**INFORMATION SHOWN**
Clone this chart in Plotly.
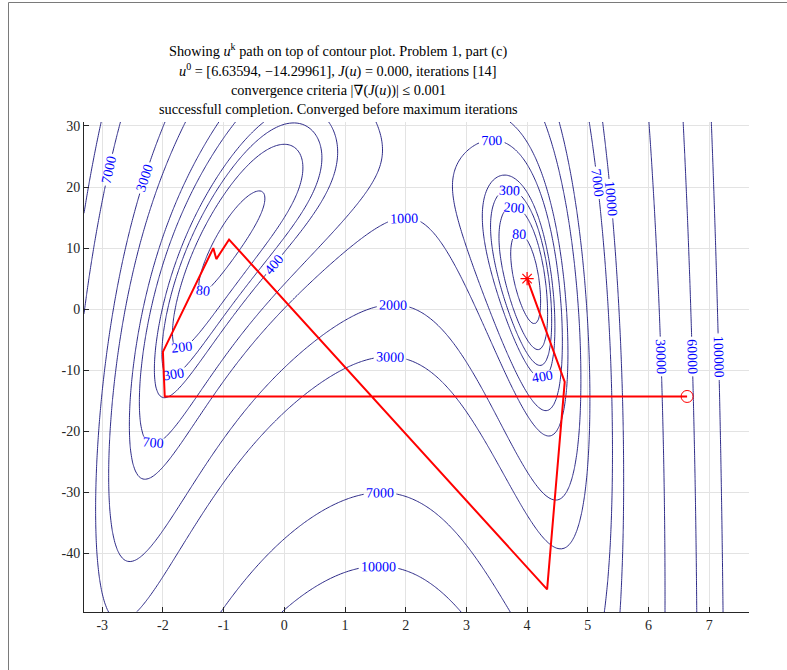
import numpy as np
import plotly.graph_objects as go

# ---- data ----
# contour levels shown in the chart
levels = [80, 200, 300, 400, 700, 1000, 2000, 3000, 7000, 10000, 30000, 60000, 100000]
# path of iterates u^k
path_u1 = [6.63594, -1.97, -2.00, -1.17, -1.12, -0.91, 4.33, 4.62, 4.00]
path_u2 = [-14.29961, -14.29961, -7.0, 10.0, 8.2, 11.4, -45.9, -11.9, 5.0]
x_ticks = [-3, -2, -1, 0, 1, 2, 3, 4, 5, 6, 7]
y_ticks = [-40, -30, -20, -10, 0, 10, 20, 30]
x_range = [-3.3, 7.656]
y_range = [-49.6, 30.65]


def J(u1, u2):
    a = -13 + u2 + ((5 - u1) * u1 - 2) * u1
    b = -29 + u2 + ((u1 + 1) * u1 - 14) * u1
    return a ** 2 + b ** 2


gx = np.linspace(x_range[0], x_range[1], 260)
gy = np.linspace(y_range[0], y_range[1], 220)
X, Y = np.meshgrid(gx, gy)
Z = J(X, Y).astype(np.float32)

serif = "Liberation Serif, DejaVu Serif, serif"
fig = go.Figure()
for L in levels:
    fig.add_trace(go.Contour(
        x=gx.astype(np.float32), y=gy.astype(np.float32), z=Z,
        autocontour=False,
        contours=dict(start=L, end=L, size=1, coloring="none", showlabels=True,
                      labelformat="d",
                      labelfont=dict(color="#0000ff", size=14, family=serif)),
        line=dict(color="#2e2b88", width=1),
        showscale=False, hoverinfo="skip",
    ))

fig.add_trace(go.Scatter(x=path_u1, y=path_u2, mode="lines",
                         line=dict(color="#ff0000", width=2), hoverinfo="skip"))
fig.add_trace(go.Scatter(x=[path_u1[0]], y=[path_u2[0]], mode="markers",
                         marker=dict(symbol="circle-open", size=12, color="#ff0000",
                                     line=dict(width=1, color="#ff0000"))))
fig.add_trace(go.Scatter(x=[path_u1[-1]], y=[path_u2[-1]], mode="markers",
                         marker=dict(symbol="asterisk-open", size=11, color="#ff0000",
                                     line=dict(width=1.2, color="#ff0000"))))

W, H = 787, 670
ml, mr, mt, mb = 84, 38, 122, 58
pw = W - ml - mr
ph = H - mt - mb

title_lines = [
    "Showing <i>u</i><sup>k</sup> path on top of contour plot. Problem 1, part (c)",
    "<i>u</i><sup>0</sup> = [6.63594, \u221214.29961], <i>J</i>(<i>u</i>) = 0.000, iterations [14]",
    "convergence criteria |\u2207(<i>J</i>(<i>u</i>))| \u2264 0.001",
    "successfull completion. Converged before maximum iterations",
]
title_y = [50.7, 70.7, 90.0, 109.0]
annotations = []
for t, ypix in zip(title_lines, title_y):
    annotations.append(dict(
        text=t, xref="paper", yref="paper",
        x=(338 - ml) / pw, y=1 + (mt - ypix) / ph,
        xanchor="center", yanchor="middle", showarrow=False,
        font=dict(family=serif, size=14.3, color="#000000")))

shapes = [
    dict(type="line", xref="paper", yref="paper",
         x0=(8.5 - ml) / pw, x1=(8.5 - ml) / pw, y0=1 + (mt - 2.5) / ph, y1=-(mb + 5) / ph,
         line=dict(color="#7a7a7a", width=1)),
    dict(type="line", xref="paper", yref="paper",
         x0=(8.5 - ml) / pw, x1=1 + (mr + 5) / pw, y0=1 + (mt - 2.5) / ph, y1=1 + (mt - 2.5) / ph,
         line=dict(color="#7a7a7a", width=1)),
]

axis_common = dict(showgrid=True, gridcolor="#e3e3e3", gridwidth=1,
                   showline=True, linecolor="#262626", linewidth=1,
                   ticks="inside", ticklen=5, tickcolor="#262626",
                   tickfont=dict(family=serif, size=14, color="#262626"),
                   zeroline=False, mirror=False)
fig.update_layout(
    width=W, height=H, autosize=False,
    margin=dict(l=ml, r=mr, t=mt, b=mb, pad=0),
    paper_bgcolor="white", plot_bgcolor="white",
    showlegend=False,
    xaxis=dict(range=x_range, tickvals=x_ticks, ticktext=[str(v) for v in x_ticks], **axis_common),
    yaxis=dict(range=y_range, tickvals=y_ticks, ticktext=[str(v) for v in y_ticks], **axis_common),
    annotations=annotations, shapes=shapes,
)
fig.write_html("out.html")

**WHAT TO PRODUCE**
Begin at the first line of the material and copy each line exactly through the one containing "y_range = [-49.6, 30.65]". Omit pictures.

**SOLUTION**
Clone this chart in Plotly.
import numpy as np
import plotly.graph_objects as go

# ---- data ----
# contour levels shown in the chart
levels = [80, 200, 300, 400, 700, 1000, 2000, 3000, 7000, 10000, 30000, 60000, 100000]
# path of iterates u^k
path_u1 = [6.63594, -1.97, -2.00, -1.17, -1.12, -0.91, 4.33, 4.62, 4.00]
path_u2 = [-14.29961, -14.29961, -7.0, 10.0, 8.2, 11.4, -45.9, -11.9, 5.0]
x_ticks = [-3, -2, -1, 0, 1, 2, 3, 4, 5, 6, 7]
y_ticks = [-40, -30, -20, -10, 0, 10, 20, 30]
x_range = [-3.3, 7.656]
y_range = [-49.6, 30.65]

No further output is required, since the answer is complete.